How Grimsby became inspiration for Kenya!
Your Place in Kenya is a small project but it has a big heart. Grimsby Neighbourhood Church pastor Sue Boyle tells the story of the community initiative her church is sponsoring
In 2014, Samuel and Mary Kingori – pastors of Elim Gospel Church in Nyeri in Kenya – came to the UK and visited a number of churches. One was Grimsby Neighbourhood Church, because we had been supporting them and taking ministry teams to Nyeri for a number of years.
While in Grimsby, Samuel and Mary saw the work our church was doing in our community through our ‘Your Place’ project, which expresses God’s love to people in practical ways. It was then that God put it in Mary’s heart to open Nyeri’s own ‘Your Place’.
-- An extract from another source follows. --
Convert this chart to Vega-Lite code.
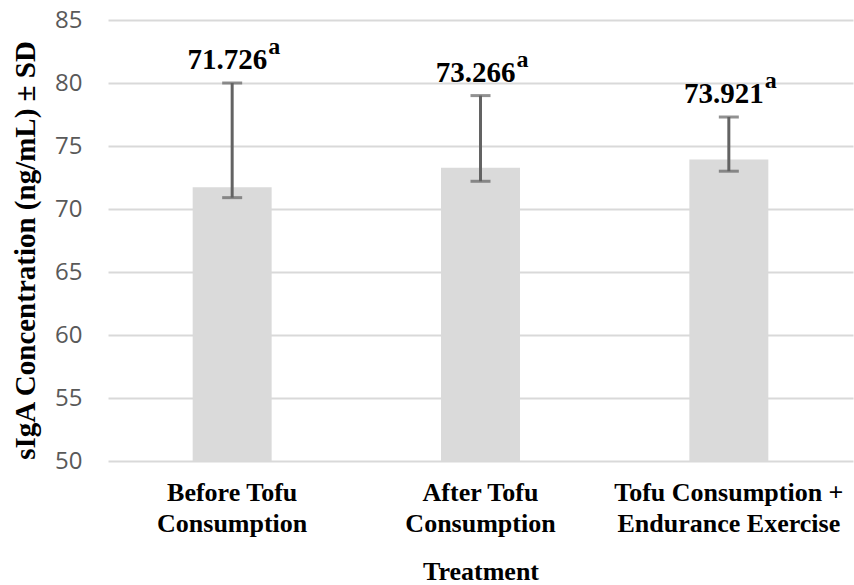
{
  "$schema": "https://vega.github.io/schema/vega-lite/v6.json",
  "width": 745,
  "height": 441,
  "autosize": {"type": "none"},
  "padding": {"left": 108, "top": 20, "right": 1, "bottom": 124},
  "background": "white",
  "data": {
    "values": [
      {"treatment": "Before Tofu Consumption", "mean": 71.726, "lower": 70.9, "upper": 80.0, "label": "71.726", "sup": "a"},
      {"treatment": "After Tofu Consumption", "mean": 73.266, "lower": 72.2, "upper": 79.0, "label": "73.266", "sup": "a"},
      {"treatment": "Tofu Consumption + Endurance Exercise", "mean": 73.921, "lower": 73.0, "upper": 77.3, "label": "73.921", "sup": "a"}
    ]
  },
  "encoding": {
    "x": {
      "field": "treatment",
      "type": "nominal",
      "sort": null,
      "scale": {"paddingInner": 0, "paddingOuter": 0},
      "axis": {
        "title": "Treatment",
        "labelExpr": "datum.value == 'Before Tofu Consumption' ? ['Before Tofu','Consumption'] : datum.value == 'After Tofu Consumption' ? ['After Tofu','Consumption'] : ['Tofu Consumption +','Endurance Exercise']",
        "labelAngle": 0,
        "labelFont": "Liberation Serif",
        "labelFontSize": 26,
        "labelFontWeight": "bold",
        "labelColor": "black",
        "labelLineHeight": 31,
        "labelPadding": 18,
        "labelOverlap": false,
        "labelLimit": 0,
        "titleFont": "Liberation Serif",
        "titleFontSize": 26,
        "titleFontWeight": "bold",
        "titleColor": "black",
        "titlePadding": 22,
        "grid": false,
        "domain": false,
        "ticks": false
      }
    }
  },
  "layer": [
    {
      "mark": {"type": "bar", "width": {"band": 0.318}, "fill": "#dadada"},
      "encoding": {
        "y": {
          "field": "mean",
          "type": "quantitative",
          "scale": {"domain": [50, 85], "nice": false, "zero": false},
          "axis": {
            "title": "sIgA Concentration (ng/mL) ± SD",
            "values": [50, 55, 60, 65, 70, 75, 80, 85],
            "grid": true,
            "gridColor": "#d9d9d9",
            "gridWidth": 2,
            "domain": false,
            "ticks": false,
            "labelFont": "Open Sans",
            "labelFontSize": 24,
            "labelColor": "#595959",
            "labelPadding": 26,
            "titleFont": "Liberation Serif",
            "titleFontSize": 29,
            "titleFontWeight": "bold",
            "titleColor": "black",
            "titleAngle": 270,
            "titleBaseline": "alphabetic",
            "titleAlign": "center",
            "titleX": -74,
            "titleY": 230
          }
        },
        "y2": {"datum": 50}
      }
    },
    {
      "mark": {"type": "rule", "strokeWidth": 3, "color": "#636363"},
      "encoding": {
        "y": {"field": "lower", "type": "quantitative", "title": "sIgA Concentration (ng/mL) ± SD"},
        "y2": {"field": "upper"}
      }
    },
    {
      "mark": {"type": "tick", "orient": "horizontal", "size": 20, "thickness": 3, "color": "#636363"},
      "encoding": {
        "y": {"field": "lower", "type": "quantitative", "title": "sIgA Concentration (ng/mL) ± SD"}
      }
    },
    {
      "mark": {"type": "tick", "orient": "horizontal", "size": 20, "thickness": 3, "color": "#636363"},
      "encoding": {
        "y": {"field": "upper", "type": "quantitative", "title": "sIgA Concentration (ng/mL) ± SD"}
      }
    },
    {
      "mark": {"type": "text", "align": "right", "baseline": "alphabetic", "dx": 35, "dy": -14, "font": "Liberation Serif", "fontWeight": "bold", "fontSize": 29, "color": "black"},
      "encoding": {
        "y": {"field": "upper", "type": "quantitative", "title": "sIgA Concentration (ng/mL) ± SD"},
        "text": {"field": "label"}
      }
    },
    {
      "mark": {"type": "text", "align": "left", "baseline": "alphabetic", "dx": 36, "dy": -29, "font": "Liberation Serif", "fontWeight": "bold", "fontSize": 24, "color": "black"},
      "encoding": {
        "y": {"field": "upper", "type": "quantitative", "title": "sIgA Concentration (ng/mL) ± SD"},
        "text": {"field": "sup"}
      }
    }
  ],
  "config": {
    "view": {"stroke": null}
  }
}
Your Place in Kenya was born out of a vision to open a centre that would help the people of Nyeri and take up the challenge of becoming a ‘church without walls’.
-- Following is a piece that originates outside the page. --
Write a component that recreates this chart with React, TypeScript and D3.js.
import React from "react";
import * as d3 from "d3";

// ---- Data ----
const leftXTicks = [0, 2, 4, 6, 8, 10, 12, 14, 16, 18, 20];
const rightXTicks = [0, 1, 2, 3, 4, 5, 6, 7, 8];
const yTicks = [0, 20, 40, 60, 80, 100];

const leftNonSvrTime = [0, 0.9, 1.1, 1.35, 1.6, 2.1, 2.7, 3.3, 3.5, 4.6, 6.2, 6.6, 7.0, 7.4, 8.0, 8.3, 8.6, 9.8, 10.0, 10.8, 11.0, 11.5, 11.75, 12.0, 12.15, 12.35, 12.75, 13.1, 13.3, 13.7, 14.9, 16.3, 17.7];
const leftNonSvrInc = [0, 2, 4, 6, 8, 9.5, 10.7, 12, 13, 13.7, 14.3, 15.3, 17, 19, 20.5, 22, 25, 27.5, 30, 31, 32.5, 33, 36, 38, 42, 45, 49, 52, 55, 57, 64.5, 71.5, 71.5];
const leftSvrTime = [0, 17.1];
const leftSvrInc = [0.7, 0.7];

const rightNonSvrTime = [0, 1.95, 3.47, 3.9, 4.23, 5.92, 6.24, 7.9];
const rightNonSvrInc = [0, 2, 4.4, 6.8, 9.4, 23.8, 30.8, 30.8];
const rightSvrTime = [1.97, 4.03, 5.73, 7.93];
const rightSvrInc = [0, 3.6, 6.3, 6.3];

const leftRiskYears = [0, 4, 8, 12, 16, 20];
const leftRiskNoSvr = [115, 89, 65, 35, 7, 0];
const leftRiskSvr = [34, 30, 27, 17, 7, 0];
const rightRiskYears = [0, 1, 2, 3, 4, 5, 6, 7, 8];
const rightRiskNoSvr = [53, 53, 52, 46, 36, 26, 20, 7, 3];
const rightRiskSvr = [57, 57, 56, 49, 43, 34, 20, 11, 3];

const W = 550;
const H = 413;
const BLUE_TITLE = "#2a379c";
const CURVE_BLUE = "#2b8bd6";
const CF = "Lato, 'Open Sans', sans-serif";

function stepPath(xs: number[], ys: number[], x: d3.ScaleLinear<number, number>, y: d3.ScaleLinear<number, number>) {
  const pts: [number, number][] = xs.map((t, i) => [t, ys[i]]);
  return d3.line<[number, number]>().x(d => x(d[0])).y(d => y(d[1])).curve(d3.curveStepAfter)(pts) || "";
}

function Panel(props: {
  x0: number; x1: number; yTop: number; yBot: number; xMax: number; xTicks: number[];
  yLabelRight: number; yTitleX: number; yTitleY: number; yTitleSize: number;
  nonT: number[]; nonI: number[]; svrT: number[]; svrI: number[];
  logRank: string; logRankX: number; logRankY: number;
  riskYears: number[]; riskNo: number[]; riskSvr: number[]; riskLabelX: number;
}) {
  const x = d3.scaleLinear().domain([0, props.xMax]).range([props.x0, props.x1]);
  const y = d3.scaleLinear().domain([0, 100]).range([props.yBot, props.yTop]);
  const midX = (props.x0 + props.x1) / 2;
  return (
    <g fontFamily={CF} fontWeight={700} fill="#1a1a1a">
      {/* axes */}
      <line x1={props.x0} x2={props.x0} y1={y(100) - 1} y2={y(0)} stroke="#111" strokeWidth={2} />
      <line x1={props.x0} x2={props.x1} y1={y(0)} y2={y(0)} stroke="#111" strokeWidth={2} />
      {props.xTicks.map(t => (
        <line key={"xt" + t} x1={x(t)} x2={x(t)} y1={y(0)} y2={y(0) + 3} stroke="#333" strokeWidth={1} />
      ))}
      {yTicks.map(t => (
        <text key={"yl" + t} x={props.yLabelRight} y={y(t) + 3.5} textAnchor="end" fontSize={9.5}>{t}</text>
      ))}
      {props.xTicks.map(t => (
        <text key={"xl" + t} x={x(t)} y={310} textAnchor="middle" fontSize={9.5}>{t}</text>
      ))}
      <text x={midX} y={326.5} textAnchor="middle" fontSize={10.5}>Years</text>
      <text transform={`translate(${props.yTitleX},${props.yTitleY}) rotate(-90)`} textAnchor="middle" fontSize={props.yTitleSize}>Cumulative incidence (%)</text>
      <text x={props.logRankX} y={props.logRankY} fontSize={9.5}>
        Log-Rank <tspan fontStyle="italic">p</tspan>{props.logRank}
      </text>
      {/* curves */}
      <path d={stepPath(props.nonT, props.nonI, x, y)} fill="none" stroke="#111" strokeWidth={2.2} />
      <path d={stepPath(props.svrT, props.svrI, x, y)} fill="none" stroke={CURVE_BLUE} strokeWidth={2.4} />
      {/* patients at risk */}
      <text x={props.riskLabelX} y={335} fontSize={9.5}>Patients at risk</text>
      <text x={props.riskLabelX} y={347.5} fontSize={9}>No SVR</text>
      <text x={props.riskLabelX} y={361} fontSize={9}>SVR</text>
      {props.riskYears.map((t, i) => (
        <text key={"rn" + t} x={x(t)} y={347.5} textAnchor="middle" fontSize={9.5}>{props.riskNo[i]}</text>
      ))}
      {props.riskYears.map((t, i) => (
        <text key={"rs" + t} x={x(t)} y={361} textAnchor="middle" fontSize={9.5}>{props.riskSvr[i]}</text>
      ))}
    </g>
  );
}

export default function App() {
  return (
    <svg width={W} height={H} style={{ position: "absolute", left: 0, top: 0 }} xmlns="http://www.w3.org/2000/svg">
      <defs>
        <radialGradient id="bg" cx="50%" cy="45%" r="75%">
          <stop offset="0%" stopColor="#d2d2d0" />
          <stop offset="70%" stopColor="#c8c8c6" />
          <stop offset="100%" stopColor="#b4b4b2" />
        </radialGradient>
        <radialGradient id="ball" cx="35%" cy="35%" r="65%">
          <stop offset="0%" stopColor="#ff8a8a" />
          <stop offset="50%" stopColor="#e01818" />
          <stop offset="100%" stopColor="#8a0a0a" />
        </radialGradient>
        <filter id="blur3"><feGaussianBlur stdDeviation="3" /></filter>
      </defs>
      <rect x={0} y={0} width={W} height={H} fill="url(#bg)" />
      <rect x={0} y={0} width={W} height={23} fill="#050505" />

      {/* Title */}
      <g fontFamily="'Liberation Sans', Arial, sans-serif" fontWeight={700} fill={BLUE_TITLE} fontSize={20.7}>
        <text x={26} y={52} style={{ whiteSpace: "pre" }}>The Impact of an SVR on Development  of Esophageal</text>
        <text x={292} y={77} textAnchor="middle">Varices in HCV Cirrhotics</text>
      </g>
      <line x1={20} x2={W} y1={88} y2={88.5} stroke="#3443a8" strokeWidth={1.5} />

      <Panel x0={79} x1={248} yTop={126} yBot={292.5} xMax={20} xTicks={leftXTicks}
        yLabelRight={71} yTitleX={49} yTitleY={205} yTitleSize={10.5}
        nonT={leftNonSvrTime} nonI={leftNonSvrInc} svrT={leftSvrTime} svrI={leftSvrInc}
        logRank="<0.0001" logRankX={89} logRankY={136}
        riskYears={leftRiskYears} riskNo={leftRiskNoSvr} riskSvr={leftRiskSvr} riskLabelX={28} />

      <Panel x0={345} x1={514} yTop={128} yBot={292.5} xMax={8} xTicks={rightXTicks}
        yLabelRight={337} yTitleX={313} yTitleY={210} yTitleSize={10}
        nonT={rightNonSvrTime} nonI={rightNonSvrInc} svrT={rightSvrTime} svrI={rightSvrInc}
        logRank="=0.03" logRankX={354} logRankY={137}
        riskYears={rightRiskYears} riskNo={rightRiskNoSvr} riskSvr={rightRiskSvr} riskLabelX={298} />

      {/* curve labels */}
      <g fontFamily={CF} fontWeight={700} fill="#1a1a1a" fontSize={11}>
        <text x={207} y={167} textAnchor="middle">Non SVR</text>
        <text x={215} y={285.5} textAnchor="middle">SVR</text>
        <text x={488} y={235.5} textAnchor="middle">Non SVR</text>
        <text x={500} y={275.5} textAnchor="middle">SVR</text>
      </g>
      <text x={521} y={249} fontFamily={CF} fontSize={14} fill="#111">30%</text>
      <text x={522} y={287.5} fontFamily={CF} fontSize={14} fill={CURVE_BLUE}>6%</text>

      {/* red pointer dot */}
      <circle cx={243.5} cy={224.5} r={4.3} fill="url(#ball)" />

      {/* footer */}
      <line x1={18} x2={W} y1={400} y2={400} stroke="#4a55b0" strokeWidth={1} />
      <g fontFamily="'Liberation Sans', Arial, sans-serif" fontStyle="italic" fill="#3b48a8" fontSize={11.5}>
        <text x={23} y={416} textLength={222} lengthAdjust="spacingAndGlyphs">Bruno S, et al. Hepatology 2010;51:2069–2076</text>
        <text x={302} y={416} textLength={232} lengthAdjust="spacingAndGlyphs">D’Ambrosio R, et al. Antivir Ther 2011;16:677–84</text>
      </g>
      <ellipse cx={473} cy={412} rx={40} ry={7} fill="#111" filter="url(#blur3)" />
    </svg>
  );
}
The Your Place shop allows locals to buy
provisions at affordable prices
In 2015, our church partnered with Samuel and Mary’s to put up a small metal building, and so the work began!
Mary is a great businesswoman and has run with her vision to develop a shop where local people can buy at more affordable prices. The shop makes a small profit and provides a modest income which pays Your Place’s ground rent, but most of the profit goes back into the community work to help people in need.
The Your Place café is a boost for the community
In addition to the shop, Your Place also has a small outdoor community café which serves as a meeting place where people can sit, enjoy a cup of chai and a snack. This was developed when the team from Grimsby took a plastic table, chairs and parasol for outside Your Place to create a space for sitting and chatting with the locals.
A few years later, Mary used some of the profits from Your Place to build a canopy on the side of the building where people can sit in the shade. It is here that the most important work of Your Place takes place, as Mary gets to know people, forms friendships and supports local people when they are going through tough times.
Building trust
It has taken time for trust to build, but local people now like talking with Mary. Her work is not only about making profit, but about investing in people’s lives. “Your Place is for everyone – it’s Your Place!” she says. Your Place has truly made a big impact on many people who would not normally come to church. Many have been touched and their lives have been changed through the love, care and support of Mary and other Christians who are able to show them God’s love in action.
Once, Mary noticed a man waiting for a bus opposite Your Place every day. He always carried a bag and was very careful to take it into the shade of an umbrella used by a stall holder as he waited. Mary began to wonder what was in the bag and came to realise the precious content was actually a baby!
She asked him about his situation. He told her his wife was in hospital and because he was not be able to afford to buy milk he was taking the baby every day to be fed by her.
Mary told him she was a pastor in the church and would like to help him with his travelling expenses for a week. The man accepted gratefully.
Another time she met a single lady with two daughters. The lady had recently found out she had breast cancer. In order to earn money to feed herself and her children she washed clothes for people – life was very hard. Mary was able to buy her food and clothes from the profits of Your Place.
Mary also interacts with people who are mentally unwell – often giving them tea and cake for free. She sells sanitary products at a very cheap price too, and is able to give them to people she realises could never afford them. Samuel, Mary and their church are certainly not rich, but they are very generous and have a heart to help those in need.
When we asked her, “What has Your Place done for you?” she replied, “It has helped me to be open to other people and to touch people’s lives.” She sees this as her service for Jesus.
Sometimes good conversations open up about God. There are times when Mary has been able to invite people to church – in fact, three ladies now go to church and have become Christians through this.
Pastors Samuel and Mary Kingor
Samuel also meets with Christians and non-Christians to talk at Your Place. We thank God that a number have joined the church through this too.
Mary says, “Our community work is an expression of God’s love for the people outside the church.”
As I mentioned, Mary has built Your Place into a successful business – she is quite the entrepreneur! There, people can buy a wide range of items including clothes, pencils, screwdrivers, washing powder, sweets, drinks, toothbrushes, makeup, toilet rolls, and gas.
And the business has now stretched to Nairobi, where Mary buys items at cheaper prices than in Nyeri. Some of the gas she sells is bought by family members who live in Nairobi, which helps make the project sustainable.
Mary is always thinking of ways to improve Your Place. She has noticed lots of young people passing by when they get off the school bus, for example, so she is praying for another person with a heart for the work to help her so she can make and sell chips. Children would love to eat chips on the way home from school, she says!
Mary and Samuel would love to encourage and help other churches to set up their own Your Place.
During our visit to Kenya last year, Mary presented us with the tithes from her profits. We will use this to add something to our own Your Place Oasis Gardens in recognition of the great work of Your Place Kenya.
This is a new type of project for the people in Mary’s church and a new way of expressing God’s love. While some see it as ‘Mary’s business’, others have really caught the vision.
Mary and Samuel have not been afraid to step out and do things differently, and we applaud them!